= Hemaka Amarasuriya =

Sri Lankan businessman

Hemaka Amarasuriya is a Sri Lankan corporate leader and executive, who holds and has held many corporate positions in Sri Lanka and the region. He was the former chairman and CEO of Singer Sri Lanka. He is also the chairman of Sri Lanka Insurance, Nations Trust Bank and NDB Group.

== Biography ==
Amarasuriya was born to Thomas Amarasuriya, OBE the President of the Senate of Ceylon and his brother is M. J. C. Amarasuriya He was educated at Mahinda College Galle and Royal College Colombo. Studying at the Institute of Chartered Accountants of Sri Lanka, he qualified as a Chartered Accountant following training at Ernst & Young.
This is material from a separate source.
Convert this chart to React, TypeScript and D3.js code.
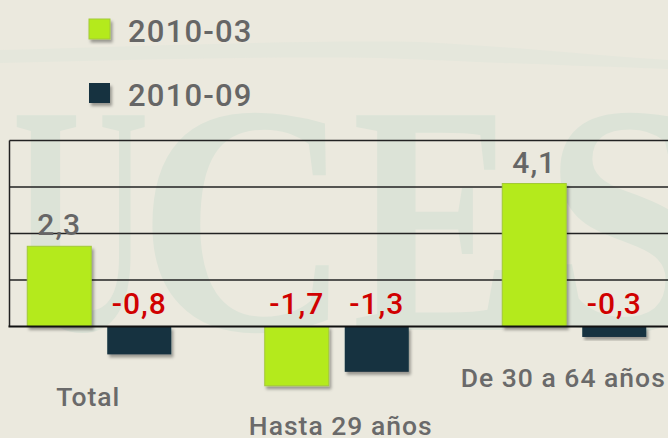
import React from "react";
import * as d3 from "d3";

const categories = ["Total", "Hasta 29 años", "De 30 a 64 años"];
const seriesNames = ["2010-03", "2010-09"];
const values2010_03 = [2.3, -1.7, 4.1];
const values2010_09 = [-0.8, -1.3, -0.3];
const gridTicks = [0, 4 / 3, 8 / 3, 4, 16 / 3];

const W = 668;
const H = 438;
const colors = ["#b4ea1a", "#15303f"];
const FONT = "Roboto, 'DejaVu Sans', sans-serif";
// layout of staggered category labels
const labelLayout = [
  { dx: -11, y: 406 },
  { dx: 4, y: 435 },
  { dx: -11, y: 387 },
];
// decorative watermark letters
const watermark = [
  { ch: "U", x: 12, sx: 0.58 },
  { ch: "C", x: 138, sx: 0.9 },
  { ch: "E", x: 352, sx: 0.76 },
  { ch: "S", x: 543, sx: 0.92 },
];

export default function App() {
  const y = d3.scaleLinear().domain([0, 16 / 3]).range([326.5, 140.5]);
  const x = d3.scaleBand<string>().domain(categories).range([-19.5, 693]).padding(0);
  const inner = d3.scaleBand<string>().domain(seriesNames).range([0, 144]).paddingInner(0.2).paddingOuter(0);
  const groupOffset = (x.bandwidth() - 144) / 2;
  const fmt = (v: number) => d3.format(".1f")(v).replace(".", ",").replace("−", "-");
  const series = [values2010_03, values2010_09];

  return (
    <svg width={W} height={H} style={{ position: "absolute", left: 0, top: 0, display: "block" }}>
      <defs>
        <filter id="sh" x="-20%" y="-20%" width="150%" height="150%">
          <feDropShadow dx="2" dy="3" stdDeviation="1.8" floodColor="#000" floodOpacity="0.35" />
        </filter>
      </defs>
      <rect width={W} height={H} fill="#ebe9de" />
      {/* watermark swoosh */}
      <path d="M0,50 C150,46 300,40 420,42 C520,47 600,56 668,60 L668,69 C580,66 480,62 380,58 C260,56 120,60 0,63 Z" fill="#e5e7dc" />
      {watermark.map((w) => (
        <text
          key={w.ch}
          transform={`translate(${w.x},330) scale(${w.sx},1)`}
          fontFamily="'Liberation Serif', 'DejaVu Serif', serif"
          fontWeight={700}
          fontSize={328}
          fill="#dce3d7"
        >
          {w.ch}
        </text>
      ))}

      {/* gridlines */}
      {gridTicks.slice(1).map((t, i) => (
        <line key={i} x1={9.5} x2={W} y1={y(t)} y2={y(t)} stroke="#222" strokeWidth={1.5} />
      ))}
      <line x1={9.5} x2={9.5} y1={y(gridTicks[gridTicks.length - 1])} y2={y(0)} stroke="#222" strokeWidth={1.5} />

      {/* bars */}
      {categories.map((c, ci) =>
        seriesNames.map((s, si) => {
          const v = series[si][ci];
          const bx = (x(c) as number) + groupOffset + (inner(s) as number);
          const y0 = y(Math.max(0, v));
          const h = Math.abs(y(v) - y(0));
          return (
            <rect
              key={c + s}
              x={bx}
              y={y0}
              width={inner.bandwidth()}
              height={h}
              fill={colors[si]}
              stroke={si === 0 ? "#a3c93a" : "none"}
              strokeWidth={1}
              filter="url(#sh)"
            />
          );
        })
      )}
      <line x1={8.5} x2={W} y1={y(0)} y2={y(0)} stroke="#111" strokeWidth={2} />

      {/* value labels */}
      {categories.map((c, ci) =>
        seriesNames.map((s, si) => {
          const v = series[si][ci];
          const cx = (x(c) as number) + groupOffset + (inner(s) as number) + inner.bandwidth() / 2;
          const ly = v >= 0 ? y(v) - 11 : y(0) - 13;
          return (
            <text
              key={"l" + c + s}
              x={cx}
              y={ly}
              textAnchor="middle"
              fontFamily={FONT}
              fontSize={30}
              letterSpacing={1}
              fontWeight={500}
              fill={v >= 0 ? "#666666" : "#d00000"}
            >
              {fmt(v)}
            </text>
          );
        })
      )}

      {/* category labels */}
      {categories.map((c, ci) => (
        <text
          key={"c" + c}
          x={(x(c) as number) + x.bandwidth() / 2 + labelLayout[ci].dx}
          y={labelLayout[ci].y}
          textAnchor="middle"
          fontFamily={FONT}
          fontSize={26.5}
          fontWeight={500}
          letterSpacing={1}
          fill="#6a6a6a"
        >
          {c}
        </text>
      ))}

      {/* legend */}
      {seriesNames.map((s, si) => (
        <g key={"lg" + s} transform={`translate(89, ${19 + si * 64})`}>
          <rect width={21} height={20} fill={colors[si]} stroke={si === 0 ? "#a3c93a" : "none"} filter="url(#sh)" />
          <text x={39} y={22.5} fontFamily={FONT} fontSize={31} fontWeight={500} letterSpacing={1.2} fill="#666666">
            {s}
          </text>
        </g>
      ))}
    </svg>
  );
}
He later became a Fellow of the Institute of Chartered Accountants of Sri Lanka, Fellow of the Chartered Institute of Management Accountants and a Fellow of the Chartered Institute of Marketing.

In 1973, he was appointed as the Chief Accountant at Singer Industries and in 1977 he became the Finance Director of Singer (Sri Lanka). In 1983, he was the acting CEO and in 1984 he was appointed as the Singapore Country Manager. He gained a Diploma in Advanced Marketing Strategy from the University of New York and was appointed Chairmen and CEO of Singer (Sri Lanka) at year. In 1995, he was made a Regional Manager for Singer Worldwide and in 2004 he was appointed as a Corporate Vice President of Singer International. He was founder president of the Chartered Institute of Marketing (Sri Lanka Region).